### OBJECTIVE
Reproduce the listing exactly, with no pictures in your copy.

### GIVEN MATERIAL
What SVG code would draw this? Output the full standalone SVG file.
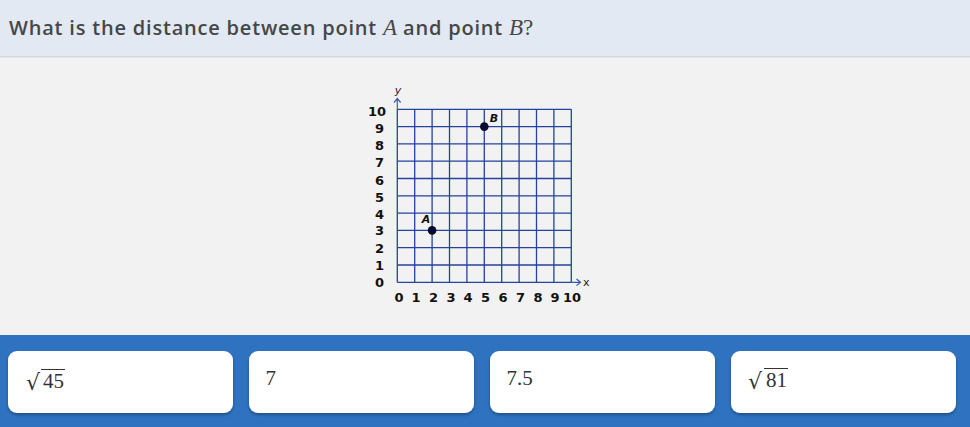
<svg xmlns="http://www.w3.org/2000/svg" width="970" height="427" viewBox="0 0 970 427">
<style>
.grid line{stroke:#23439c;stroke-width:1.3}
.ax{stroke:#3d5aa8;stroke-width:1.2;fill:none}
.yl{font-family:"DejaVu Sans",sans-serif;font-weight:bold;font-size:13px;fill:#111;text-anchor:end}
.xl{font-family:"DejaVu Sans",sans-serif;font-weight:bold;font-size:13px;fill:#111;text-anchor:middle}
.card rect{fill:#fff}
.ans{font-family:"Liberation Serif","Times New Roman",serif;font-size:21px;fill:#333}
.rad{font-family:"DejaVu Serif",serif;font-size:22px}
.pt{fill:#0b0b2e}
.pl{font-family:"DejaVu Sans",sans-serif;font-weight:bold;font-style:italic;font-size:11px;fill:#111}
</style>
<defs>
<filter id="sh" x="-5%" y="-10%" width="110%" height="130%">
<feDropShadow dx="0" dy="2" stdDeviation="1.5" flood-color="#000" flood-opacity="0.3"/>
</filter>
</defs>
<rect x="0" y="0" width="970" height="427" fill="#f2f2f2"/>
<g id="header">
<rect x="0" y="0" width="970" height="56" fill="#e2e9f3"/>
<rect x="0" y="56" width="970" height="1.5" fill="#d3d8de"/>
<text x="9" y="35" font-family="'Open Sans',sans-serif" font-weight="600" font-size="20" letter-spacing="0.8" fill="#474747">What is the distance between point <tspan font-family="'Liberation Serif',serif" font-weight="normal" font-style="italic" font-size="23" letter-spacing="0">A</tspan> and point <tspan font-family="'Liberation Serif',serif" font-weight="normal" font-style="italic" font-size="23" letter-spacing="0">B</tspan><tspan font-family="'Liberation Serif',serif" font-weight="normal" font-size="23" letter-spacing="0">?</tspan></text>
</g>
<g id="graph">
<g class="grid">
<line x1="397.3" y1="109.3" x2="397.3" y2="282.3"/>
<line x1="414.7" y1="109.3" x2="414.7" y2="282.3"/>
<line x1="432.1" y1="109.3" x2="432.1" y2="282.3"/>
<line x1="449.5" y1="109.3" x2="449.5" y2="282.3"/>
<line x1="466.9" y1="109.3" x2="466.9" y2="282.3"/>
<line x1="484.3" y1="109.3" x2="484.3" y2="282.3"/>
<line x1="501.7" y1="109.3" x2="501.7" y2="282.3"/>
<line x1="519.1" y1="109.3" x2="519.1" y2="282.3"/>
<line x1="536.5" y1="109.3" x2="536.5" y2="282.3"/>
<line x1="553.9" y1="109.3" x2="553.9" y2="282.3"/>
<line x1="571.3" y1="109.3" x2="571.3" y2="282.3"/>
<line x1="397.3" y1="109.3" x2="571.3" y2="109.3"/>
<line x1="397.3" y1="126.6" x2="571.3" y2="126.6"/>
<line x1="397.3" y1="143.9" x2="571.3" y2="143.9"/>
<line x1="397.3" y1="161.2" x2="571.3" y2="161.2"/>
<line x1="397.3" y1="178.5" x2="571.3" y2="178.5"/>
<line x1="397.3" y1="195.8" x2="571.3" y2="195.8"/>
<line x1="397.3" y1="213.1" x2="571.3" y2="213.1"/>
<line x1="397.3" y1="230.4" x2="571.3" y2="230.4"/>
<line x1="397.3" y1="247.7" x2="571.3" y2="247.7"/>
<line x1="397.3" y1="265.0" x2="571.3" y2="265.0"/>
<line x1="397.3" y1="282.3" x2="571.3" y2="282.3"/>
</g>
<path class="ax" d="M397.3 109.3V99 M394 102.5L397.3 98.5L400.6 102.5"/>
<path class="ax" d="M571.3 282.3H580.5 M576.5 279L580.5 282.3L576.5 285.6"/>
<text x="398" y="94" font-family="'DejaVu Sans',sans-serif" font-style="italic" font-size="11" fill="#222" text-anchor="middle">y</text>
<text x="583" y="286" font-family="'DejaVu Sans',sans-serif" font-size="11" fill="#222">x</text>
<text class="yl" x="386" y="116">10</text>
<text class="yl" x="384" y="133">9</text>
<text class="yl" x="384" y="150">8</text>
<text class="yl" x="384" y="167">7</text>
<text class="yl" x="384" y="185">6</text>
<text class="yl" x="384" y="202">5</text>
<text class="yl" x="384" y="219">4</text>
<text class="yl" x="384" y="235">3</text>
<text class="yl" x="384" y="253">2</text>
<text class="yl" x="384" y="270">1</text>
<text class="yl" x="384" y="287">0</text>
<text class="xl" x="399" y="302">0</text>
<text class="xl" x="416" y="302">1</text>
<text class="xl" x="433.5" y="302">2</text>
<text class="xl" x="451" y="302">3</text>
<text class="xl" x="468" y="302">4</text>
<text class="xl" x="485.5" y="302">5</text>
<text class="xl" x="503" y="302">6</text>
<text class="xl" x="520.5" y="302">7</text>
<text class="xl" x="538" y="302">8</text>
<text class="xl" x="555" y="302">9</text>
<text class="xl" x="572" y="302">10</text>
</g>
<g id="pointA">
<circle class="pt" cx="432.1" cy="230.4" r="4.3"/>
<text class="pl" x="426" y="223" text-anchor="middle">A</text>
</g>
<g id="pointB">
<circle class="pt" cx="484.3" cy="126.6" r="4.3"/>
<text class="pl" x="494" y="122" text-anchor="middle">B</text>
</g>
<rect x="0" y="335" width="970" height="92" fill="#2e72c0"/>
<g id="card1" class="card">
<rect x="8" y="351" width="225" height="62" rx="9" filter="url(#sh)"/>
<text class="ans" x="26" y="388"><tspan class="rad" dy="2">√</tspan><tspan x="43" dy="-2">45</tspan></text>
<line x1="41" y1="369.5" x2="65" y2="369.5" stroke="#333" stroke-width="1"/>
</g>
<g id="card2" class="card">
<rect x="249" y="351" width="225" height="62" rx="9" filter="url(#sh)"/>
<text class="ans" x="265.5" y="385">7</text>
</g>
<g id="card3" class="card">
<rect x="490" y="351" width="225" height="62" rx="9" filter="url(#sh)"/>
<text class="ans" x="506.5" y="385">7.5</text>
</g>
<g id="card4" class="card">
<rect x="731" y="351" width="225" height="62" rx="9" filter="url(#sh)"/>
<text class="ans" x="748" y="387"><tspan class="rad" dy="2">√</tspan><tspan x="766" dy="-2">81</tspan></text>
<line x1="764" y1="368.5" x2="788" y2="368.5" stroke="#333" stroke-width="1"/>
</g>
</svg>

### TASK ANSWER
What SVG code would draw this? Output the full standalone SVG file.
<svg xmlns="http://www.w3.org/2000/svg" width="970" height="427" viewBox="0 0 970 427">
<style>
.grid line{stroke:#23439c;stroke-width:1.3}
.ax{stroke:#3d5aa8;stroke-width:1.2;fill:none}
.yl{font-family:"DejaVu Sans",sans-serif;font-weight:bold;font-size:13px;fill:#111;text-anchor:end}
.xl{font-family:"DejaVu Sans",sans-serif;font-weight:bold;font-size:13px;fill:#111;text-anchor:middle}
.card rect{fill:#fff}
.ans{font-family:"Liberation Serif","Times New Roman",serif;font-size:21px;fill:#333}
.rad{font-family:"DejaVu Serif",serif;font-size:22px}
.pt{fill:#0b0b2e}
.pl{font-family:"DejaVu Sans",sans-serif;font-weight:bold;font-style:italic;font-size:11px;fill:#111}
</style>
<defs>
<filter id="sh" x="-5%" y="-10%" width="110%" height="130%">
<feDropShadow dx="0" dy="2" stdDeviation="1.5" flood-color="#000" flood-opacity="0.3"/>
</filter>
</defs>
<rect x="0" y="0" width="970" height="427" fill="#f2f2f2"/>
<g id="header">
<rect x="0" y="0" width="970" height="56" fill="#e2e9f3"/>
<rect x="0" y="56" width="970" height="1.5" fill="#d3d8de"/>
<text x="9" y="35" font-family="'Open Sans',sans-serif" font-weight="600" font-size="20" letter-spacing="0.8" fill="#474747">What is the distance between point <tspan font-family="'Liberation Serif',serif" font-weight="normal" font-style="italic" font-size="23" letter-spacing="0">A</tspan> and point <tspan font-family="'Liberation Serif',serif" font-weight="normal" font-style="italic" font-size="23" letter-spacing="0">B</tspan><tspan font-family="'Liberation Serif',serif" font-weight="normal" font-size="23" letter-spacing="0">?</tspan></text>
</g>
<g id="graph">
<g class="grid">
<line x1="397.3" y1="109.3" x2="397.3" y2="282.3"/>
<line x1="414.7" y1="109.3" x2="414.7" y2="282.3"/>
<line x1="432.1" y1="109.3" x2="432.1" y2="282.3"/>
<line x1="449.5" y1="109.3" x2="449.5" y2="282.3"/>
<line x1="466.9" y1="109.3" x2="466.9" y2="282.3"/>
<line x1="484.3" y1="109.3" x2="484.3" y2="282.3"/>
<line x1="501.7" y1="109.3" x2="501.7" y2="282.3"/>
<line x1="519.1" y1="109.3" x2="519.1" y2="282.3"/>
<line x1="536.5" y1="109.3" x2="536.5" y2="282.3"/>
<line x1="553.9" y1="109.3" x2="553.9" y2="282.3"/>
<line x1="571.3" y1="109.3" x2="571.3" y2="282.3"/>
<line x1="397.3" y1="109.3" x2="571.3" y2="109.3"/>
<line x1="397.3" y1="126.6" x2="571.3" y2="126.6"/>
<line x1="397.3" y1="143.9" x2="571.3" y2="143.9"/>
<line x1="397.3" y1="161.2" x2="571.3" y2="161.2"/>
<line x1="397.3" y1="178.5" x2="571.3" y2="178.5"/>
<line x1="397.3" y1="195.8" x2="571.3" y2="195.8"/>
<line x1="397.3" y1="213.1" x2="571.3" y2="213.1"/>
<line x1="397.3" y1="230.4" x2="571.3" y2="230.4"/>
<line x1="397.3" y1="247.7" x2="571.3" y2="247.7"/>
<line x1="397.3" y1="265.0" x2="571.3" y2="265.0"/>
<line x1="397.3" y1="282.3" x2="571.3" y2="282.3"/>
</g>
<path class="ax" d="M397.3 109.3V99 M394 102.5L397.3 98.5L400.6 102.5"/>
<path class="ax" d="M571.3 282.3H580.5 M576.5 279L580.5 282.3L576.5 285.6"/>
<text x="398" y="94" font-family="'DejaVu Sans',sans-serif" font-style="italic" font-size="11" fill="#222" text-anchor="middle">y</text>
<text x="583" y="286" font-family="'DejaVu Sans',sans-serif" font-size="11" fill="#222">x</text>
<text class="yl" x="386" y="116">10</text>
<text class="yl" x="384" y="133">9</text>
<text class="yl" x="384" y="150">8</text>
<text class="yl" x="384" y="167">7</text>
<text class="yl" x="384" y="185">6</text>
<text class="yl" x="384" y="202">5</text>
<text class="yl" x="384" y="219">4</text>
<text class="yl" x="384" y="235">3</text>
<text class="yl" x="384" y="253">2</text>
<text class="yl" x="384" y="270">1</text>
<text class="yl" x="384" y="287">0</text>
<text class="xl" x="399" y="302">0</text>
<text class="xl" x="416" y="302">1</text>
<text class="xl" x="433.5" y="302">2</text>
<text class="xl" x="451" y="302">3</text>
<text class="xl" x="468" y="302">4</text>
<text class="xl" x="485.5" y="302">5</text>
<text class="xl" x="503" y="302">6</text>
<text class="xl" x="520.5" y="302">7</text>
<text class="xl" x="538" y="302">8</text>
<text class="xl" x="555" y="302">9</text>
<text class="xl" x="572" y="302">10</text>
</g>
<g id="pointA">
<circle class="pt" cx="432.1" cy="230.4" r="4.3"/>
<text class="pl" x="426" y="223" text-anchor="middle">A</text>
</g>
<g id="pointB">
<circle class="pt" cx="484.3" cy="126.6" r="4.3"/>
<text class="pl" x="494" y="122" text-anchor="middle">B</text>
</g>
<rect x="0" y="335" width="970" height="92" fill="#2e72c0"/>
<g id="card1" class="card">
<rect x="8" y="351" width="225" height="62" rx="9" filter="url(#sh)"/>
<text class="ans" x="26" y="388"><tspan class="rad" dy="2">√</tspan><tspan x="43" dy="-2">45</tspan></text>
<line x1="41" y1="369.5" x2="65" y2="369.5" stroke="#333" stroke-width="1"/>
</g>
<g id="card2" class="card">
<rect x="249" y="351" width="225" height="62" rx="9" filter="url(#sh)"/>
<text class="ans" x="265.5" y="385">7</text>
</g>
<g id="card3" class="card">
<rect x="490" y="351" width="225" height="62" rx="9" filter="url(#sh)"/>
<text class="ans" x="506.5" y="385">7.5</text>
</g>
<g id="card4" class="card">
<rect x="731" y="351" width="225" height="62" rx="9" filter="url(#sh)"/>
<text class="ans" x="748" y="387"><tspan class="rad" dy="2">√</tspan><tspan x="766" dy="-2">81</tspan></text>
<line x1="764" y1="368.5" x2="788" y2="368.5" stroke="#333" stroke-width="1"/>
</g>
</svg>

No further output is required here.